## Task
Each line containing the word "React" must be collected.

## Data
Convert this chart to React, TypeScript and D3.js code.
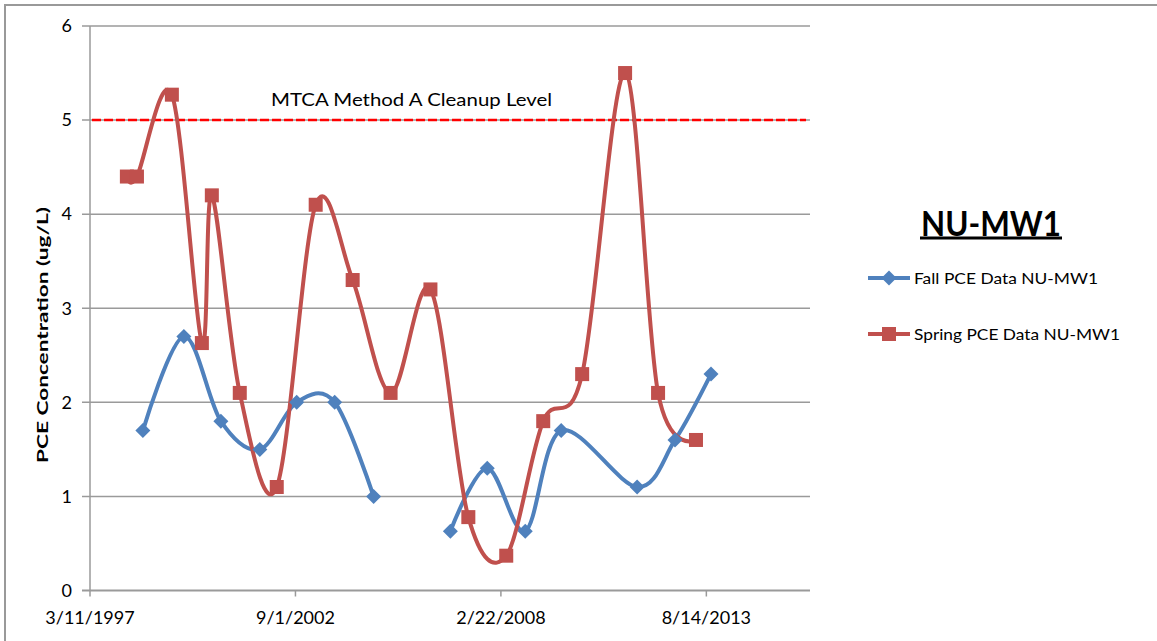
import React from "react";
import * as d3 from "d3";

const fallDates = ["1998-08-08","1999-09-11","2000-09-05","2001-09-19","2002-09-13","2003-09-18","2004-10-01","2005-10-10","2006-10-18","2007-10-12","2008-10-16","2009-10-01","2011-10-10","2012-10-13","2013-09-28"];
const fallValues: (number | null)[] = [1.7,2.7,1.8,1.5,2.0,2.0,1.0,null,0.63,1.3,0.63,1.7,1.1,1.6,2.3];

const springDates = ["1998-03-05","1998-06-11","1999-05-17","2000-03-04","2000-06-09","2001-03-08","2002-03-03","2003-03-17","2004-03-11","2005-03-15","2006-04-07","2007-04-11","2008-04-14","2009-04-09","2010-04-23","2011-06-15","2012-05-01","2013-05-05"];
const springValues = [4.4,4.4,5.27,2.63,4.2,2.1,1.1,4.1,3.3,2.1,3.2,0.78,0.37,1.8,2.3,5.5,2.1,1.6];

const xTickDates = ["1997-03-11","2002-09-01","2008-02-22","2013-08-14"];
const xTickLabels = ["3/11/1997","9/1/2002","2/22/2008","8/14/2013"];
const xDomainEnd = "2016-05-19";
const yTicks = [0,1,2,3,4,5,6];
const cleanupLevel = 5;
const cleanupLabel = "MTCA Method A Cleanup Level";
const title = "NU-MW1";
const yTitle = "PCE Concentration (ug/L)";
const seriesNames = ["Fall PCE Data  NU-MW1", "Spring PCE Data NU-MW1"];

const BLUE = "#4F81BD";
const RED = "#C0504D";
const FONT = "Lato, 'Open Sans', sans-serif";

const parse = d3.utcParse("%Y-%m-%d");

export default function App() {
  const W = 1157, H = 641;
  const left = 90, right = 810, top = 26, bottom = 590.5;
  const x = d3.scaleUtc().domain([parse(xTickDates[0])!, parse(xDomainEnd)!]).range([left, right]);
  const y = d3.scaleLinear().domain([0, 6]).range([bottom, top]);

  const fall = fallDates.map((d, i) => ({ d: parse(d)!, v: fallValues[i] }));
  const spring = springDates.map((d, i) => ({ d: parse(d)!, v: springValues[i] as number | null }));

  const line = d3.line<{ d: Date; v: number | null }>()
    .defined(p => p.v !== null)
    .x(p => x(p.d))
    .y(p => y(p.v as number))
    .curve(d3.curveCardinal.tension(0));

  const diamond = (cx: number, cy: number, r: number) =>
    `M${cx},${cy - r}L${cx + r},${cy}L${cx},${cy + r}L${cx - r},${cy}Z`;

  return (
    <svg width={W} height={H} style={{ position: "absolute", left: 0, top: 0, background: "#fff" }} fontFamily={FONT}>
      <rect x={5} y={5} width={W + 10} height={H + 10} fill="#fff" stroke="#999" strokeWidth={2} />
      {yTicks.map(t => (
        <g key={t}>
          <line x1={left - 8} x2={right} y1={y(t)} y2={y(t)} stroke="#9a9a9a" strokeWidth={t === 0 ? 2 : 1.5} />
          <text x={72} y={y(t)} dy="0.35em" textAnchor="end" fontSize={18} fill="#000">{t}</text>
        </g>
      ))}
      <line x1={left} x2={left} y1={top} y2={bottom} stroke="#9a9a9a" strokeWidth={1.5} />
      {xTickDates.map((d, i) => (
        <g key={d}>
          <line x1={x(parse(d)!)} x2={x(parse(d)!)} y1={bottom} y2={bottom + 6} stroke="#9a9a9a" strokeWidth={1.5} />
          <text x={x(parse(d)!)} y={618} dy="0.35em" textAnchor="middle" fontSize={18} fill="#000">{xTickLabels[i]}</text>
        </g>
      ))}
      <line x1={left + 2} x2={right - 4} y1={y(cleanupLevel)} y2={y(cleanupLevel)} stroke="#FF0000" strokeWidth={2.5} strokeDasharray="9,3" />
      <text x={271} y={100} dy="0.35em" fontSize={18} fill="#000" textLength={281} lengthAdjust="spacingAndGlyphs">{cleanupLabel}</text>

      <path d={line(fall) || ""} fill="none" stroke={BLUE} strokeWidth={4} />
      <path d={line(spring) || ""} fill="none" stroke={RED} strokeWidth={4} />
      {fall.filter(p => p.v !== null).map((p, i) => (
        <path key={i} d={diamond(x(p.d), y(p.v as number), 7.5)} fill={BLUE} />
      ))}
      {spring.map((p, i) => (
        <rect key={i} x={x(p.d) - 7} y={y(p.v as number) - 7} width={14} height={14} fill={RED} />
      ))}

      <text transform={`translate(43,335) rotate(-90)`} textAnchor="middle" dy="0.35em" fontSize={15} fontWeight="bold" fill="#000" textLength={256} lengthAdjust="spacingAndGlyphs">{yTitle}</text>

      <text x={991} y={224} textAnchor="middle" dy="0.35em" fontSize={34} fontWeight="bold" fill="#000" textLength={140} lengthAdjust="spacingAndGlyphs">{title}</text>
      <line x1={920} x2={1062} y1={238} y2={238} stroke="#000" strokeWidth={3} />

      <line x1={868} x2={910} y1={278} y2={278} stroke={BLUE} strokeWidth={4} />
      <path d={diamond(889, 278, 7.5)} fill={BLUE} />
      <text x={914} y={278} dy="0.35em" fontSize={16} fill="#000" textLength={184} lengthAdjust="spacingAndGlyphs">{seriesNames[0]}</text>
      <line x1={868} x2={910} y1={334} y2={334} stroke={RED} strokeWidth={4} />
      <rect x={882} y={327} width={14} height={14} fill={RED} />
      <text x={914} y={334} dy="0.35em" fontSize={16} fill="#000" textLength={206} lengthAdjust="spacingAndGlyphs">{seriesNames[1]}</text>
    </svg>
  );
}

## Full answer
Convert this chart to React, TypeScript and D3.js code.
import React from "react";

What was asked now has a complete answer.